OBJECTIVE |
Copy the listing below in full and skip every picture.

DATA SEGMENT |
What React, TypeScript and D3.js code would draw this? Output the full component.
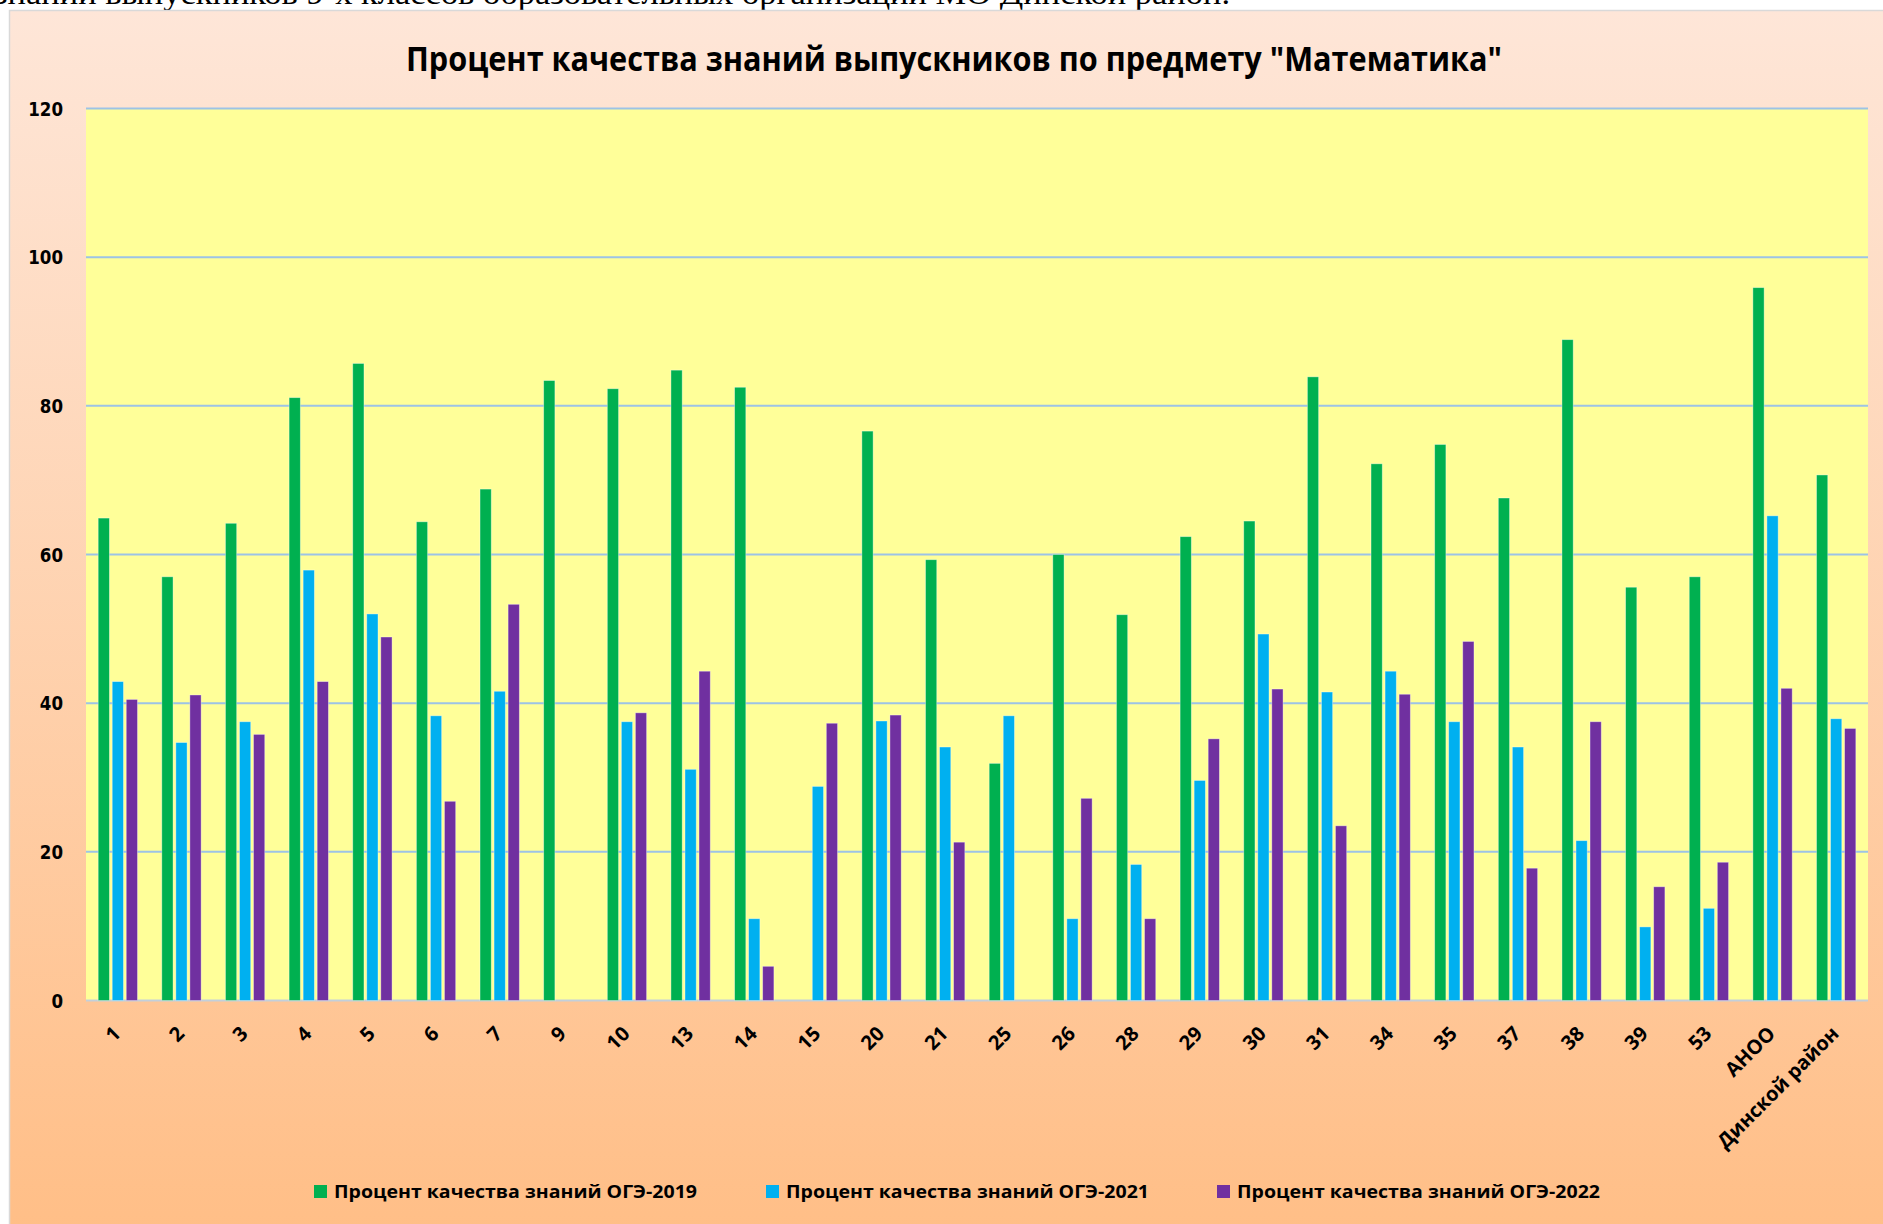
import React from 'react';
import * as d3 from 'd3';

const categories = ['1', '2', '3', '4', '5', '6', '7', '9', '10', '13', '14', '15', '20', '21', '25', '26', '28', '29', '30', '31', '34', '35', '37', '38', '39', '53', 'АНОО', 'Динской район'];

const oge2019 = [64.9, 57.0, 64.2, 81.1, 85.7, 64.4, 68.8, 83.4, 82.3, 84.8, 82.5, null, 76.6, 59.3, 31.9, 60.0, 51.9, 62.4, 64.5, 83.9, 72.2, 74.8, 67.6, 88.9, 55.6, 57.0, 95.9, 70.7];
const oge2021 = [42.9, 34.7, 37.5, 57.9, 52.0, 38.3, 41.6, null, 37.5, 31.1, 11.0, 28.8, 37.6, 34.1, 38.3, 11.0, 18.3, 29.6, 49.3, 41.5, 44.3, 37.5, 34.1, 21.5, 9.9, 12.4, 65.2, 37.9];
const oge2022 = [40.5, 41.1, 35.8, 42.9, 48.9, 26.8, 53.3, null, 38.7, 44.3, 4.6, 37.3, 38.4, 21.3, null, 27.2, 11.0, 35.2, 41.9, 23.5, 41.2, 48.3, 17.8, 37.5, 15.3, 18.6, 42.0, 36.6];

const seriesNames = ['Процент качества знаний ОГЭ-2019', 'Процент качества знаний ОГЭ-2021', 'Процент качества знаний ОГЭ-2022'];
const seriesColors = ['#00B050', '#00B0F0', '#7030A0'];
const yTicks = [0, 20, 40, 60, 80, 100, 120];

const title = 'Процент качества знаний выпускников по предмету  "Математика"';
const pageText = 'знаний выпускников 9-х классов образовательных организаций МО Динской район.';

const W = 1883;
const H = 1224;
const plot = { left: 86, right: 1868, top: 108.5, bottom: 1000.5 };
const boldFont = '"Open Sans", sans-serif';

const App = () => {
  const series = [oge2019, oge2021, oge2022];

  const x = d3.scaleBand<string>().domain(categories).range([plot.left, plot.right]).padding(0);
  const groupW = 39.3;
  const inner = d3.scaleBand<number>().domain([0, 1, 2]).range([0, groupW]).paddingInner(0.2);
  const y = d3.scaleLinear().domain([0, 120]).range([plot.bottom, plot.top]);

  const legendX = [314, 766, 1217];

  return (
    <div style={{ position: 'fixed', left: 0, top: 0, width: W, height: H, overflow: 'hidden', background: '#fff' }}>
      <svg width={W} height={H}>
        <defs>
          <linearGradient id="bg" x1="0" y1="0" x2="0" y2="1">
            <stop offset="0%" stopColor="#FEE6D8" />
            <stop offset="100%" stopColor="#FFBE86" />
          </linearGradient>
        </defs>

        {/* text of the page above the chart, cut by the top edge like in the scan */}
        <text x={-6} y={4} fontFamily='"Liberation Serif", serif' fontSize={32} textLength={1236} lengthAdjust="spacingAndGlyphs" fill="#000">
          {pageText}
        </text>

        {/* chart area */}
        <rect x={9.5} y={10.5} width={W + 10} height={H + 10} fill="url(#bg)" stroke="#D9D9D9" strokeWidth={1.5} />

        <text x={406} y={71} fontFamily={boldFont} fontWeight="bold" fontSize={34} textLength={1096} lengthAdjust="spacingAndGlyphs" fill="#000">
          {title}
        </text>

        {/* plot area */}
        <rect x={plot.left} y={plot.top} width={plot.right - plot.left} height={plot.bottom - plot.top} fill="#FFFF99" />

        {yTicks.map(t => (
          <g key={t}>
            <line x1={plot.left} x2={plot.right} y1={y(t)} y2={y(t)} stroke={t === 0 ? '#C3CFDA' : '#9DC3E6'} strokeWidth={2} />
            <text x={63} y={y(t)} dy="0.36em" textAnchor="end" fontFamily='"DejaVu Sans", sans-serif' fontWeight="bold" fontSize={19.5}
              textLength={String(t).length * 11.6} lengthAdjust="spacingAndGlyphs" fill="#000">
              {t}
            </text>
          </g>
        ))}

        {categories.map((c, i) => {
          const x0 = (x(c) as number) + (x.bandwidth() - groupW) / 2;
          return (
            <g key={c}>
              {series.map((s, k) => {
                const v = s[i];
                if (v == null) return null;
                return (
                  <rect key={k} x={x0 + (inner(k) as number)} y={y(v)} width={inner.bandwidth()} height={y(0) - y(v)}
                    fill={seriesColors[k]} stroke="rgba(255,255,255,0.45)" strokeWidth={0.8} />
                );
              })}
            </g>
          );
        })}

        {/* x labels */}
        {categories.map(c => {
          const cx = (x(c) as number) + x.bandwidth() / 2;
          return (
            <text key={c} transform={`translate(${cx + 4},${1035}) rotate(-45)`} textAnchor="end" fontFamily={boldFont} fontWeight="bold" fontSize={20} fill="#000">
              {c}
            </text>
          );
        })}

        {/* legend */}
        {seriesNames.map((n, k) => (
          <g key={n} transform={`translate(${legendX[k]},1185)`}>
            <rect x={0} y={0} width={13} height={13} fill={seriesColors[k]} />
            <text x={20} y={13} fontFamily={boldFont} fontWeight="bold" fontSize={18.5} textLength={363} lengthAdjust="spacingAndGlyphs" fill="#000">
              {n}
            </text>
          </g>
        ))}
      </svg>
    </div>
  );
};

export default App;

RESPONSE |
What React, TypeScript and D3.js code would draw this? Output the full component.
import React from 'react';
import * as d3 from 'd3';

const categories = ['1', '2', '3', '4', '5', '6', '7', '9', '10', '13', '14', '15', '20', '21', '25', '26', '28', '29', '30', '31', '34', '35', '37', '38', '39', '53', 'АНОО', 'Динской район'];

const oge2019 = [64.9, 57.0, 64.2, 81.1, 85.7, 64.4, 68.8, 83.4, 82.3, 84.8, 82.5, null, 76.6, 59.3, 31.9, 60.0, 51.9, 62.4, 64.5, 83.9, 72.2, 74.8, 67.6, 88.9, 55.6, 57.0, 95.9, 70.7];
const oge2021 = [42.9, 34.7, 37.5, 57.9, 52.0, 38.3, 41.6, null, 37.5, 31.1, 11.0, 28.8, 37.6, 34.1, 38.3, 11.0, 18.3, 29.6, 49.3, 41.5, 44.3, 37.5, 34.1, 21.5, 9.9, 12.4, 65.2, 37.9];
const oge2022 = [40.5, 41.1, 35.8, 42.9, 48.9, 26.8, 53.3, null, 38.7, 44.3, 4.6, 37.3, 38.4, 21.3, null, 27.2, 11.0, 35.2, 41.9, 23.5, 41.2, 48.3, 17.8, 37.5, 15.3, 18.6, 42.0, 36.6];

const seriesNames = ['Процент качества знаний ОГЭ-2019', 'Процент качества знаний ОГЭ-2021', 'Процент качества знаний ОГЭ-2022'];
const seriesColors = ['#00B050', '#00B0F0', '#7030A0'];
const yTicks = [0, 20, 40, 60, 80, 100, 120];

const title = 'Процент качества знаний выпускников по предмету  "Математика"';
const pageText = 'знаний выпускников 9-х классов образовательных организаций МО Динской район.';

const W = 1883;
const H = 1224;
const plot = { left: 86, right: 1868, top: 108.5, bottom: 1000.5 };
const boldFont = '"Open Sans", sans-serif';

const App = () => {
  const series = [oge2019, oge2021, oge2022];

  const x = d3.scaleBand<string>().domain(categories).range([plot.left, plot.right]).padding(0);
  const groupW = 39.3;
  const inner = d3.scaleBand<number>().domain([0, 1, 2]).range([0, groupW]).paddingInner(0.2);
  const y = d3.scaleLinear().domain([0, 120]).range([plot.bottom, plot.top]);

  const legendX = [314, 766, 1217];

  return (
    <div style={{ position: 'fixed', left: 0, top: 0, width: W, height: H, overflow: 'hidden', background: '#fff' }}>
      <svg width={W} height={H}>
        <defs>
          <linearGradient id="bg" x1="0" y1="0" x2="0" y2="1">
            <stop offset="0%" stopColor="#FEE6D8" />
            <stop offset="100%" stopColor="#FFBE86" />
          </linearGradient>
        </defs>

        {/* text of the page above the chart, cut by the top edge like in the scan */}
        <text x={-6} y={4} fontFamily='"Liberation Serif", serif' fontSize={32} textLength={1236} lengthAdjust="spacingAndGlyphs" fill="#000">
          {pageText}
        </text>

        {/* chart area */}
        <rect x={9.5} y={10.5} width={W + 10} height={H + 10} fill="url(#bg)" stroke="#D9D9D9" strokeWidth={1.5} />

        <text x={406} y={71} fontFamily={boldFont} fontWeight="bold" fontSize={34} textLength={1096} lengthAdjust="spacingAndGlyphs" fill="#000">
          {title}
        </text>

        {/* plot area */}
        <rect x={plot.left} y={plot.top} width={plot.right - plot.left} height={plot.bottom - plot.top} fill="#FFFF99" />

        {yTicks.map(t => (
          <g key={t}>
            <line x1={plot.left} x2={plot.right} y1={y(t)} y2={y(t)} stroke={t === 0 ? '#C3CFDA' : '#9DC3E6'} strokeWidth={2} />
            <text x={63} y={y(t)} dy="0.36em" textAnchor="end" fontFamily='"DejaVu Sans", sans-serif' fontWeight="bold" fontSize={19.5}
              textLength={String(t).length * 11.6} lengthAdjust="spacingAndGlyphs" fill="#000">
              {t}
            </text>
          </g>
        ))}

        {categories.map((c, i) => {
          const x0 = (x(c) as number) + (x.bandwidth() - groupW) / 2;
          return (
            <g key={c}>
              {series.map((s, k) => {
                const v = s[i];
                if (v == null) return null;
                return (
                  <rect key={k} x={x0 + (inner(k) as number)} y={y(v)} width={inner.bandwidth()} height={y(0) - y(v)}
                    fill={seriesColors[k]} stroke="rgba(255,255,255,0.45)" strokeWidth={0.8} />
                );
              })}
            </g>
          );
        })}

        {/* x labels */}
        {categories.map(c => {
          const cx = (x(c) as number) + x.bandwidth() / 2;
          return (
            <text key={c} transform={`translate(${cx + 4},${1035}) rotate(-45)`} textAnchor="end" fontFamily={boldFont} fontWeight="bold" fontSize={20} fill="#000">
              {c}
            </text>
          );
        })}

        {/* legend */}
        {seriesNames.map((n, k) => (
          <g key={n} transform={`translate(${legendX[k]},1185)`}>
            <rect x={0} y={0} width={13} height={13} fill={seriesColors[k]} />
            <text x={20} y={13} fontFamily={boldFont} fontWeight="bold" fontSize={18.5} textLength={363} lengthAdjust="spacingAndGlyphs" fill="#000">
              {n}
            </text>
          </g>
        ))}
      </svg>
    </div>
  );
};

export default App;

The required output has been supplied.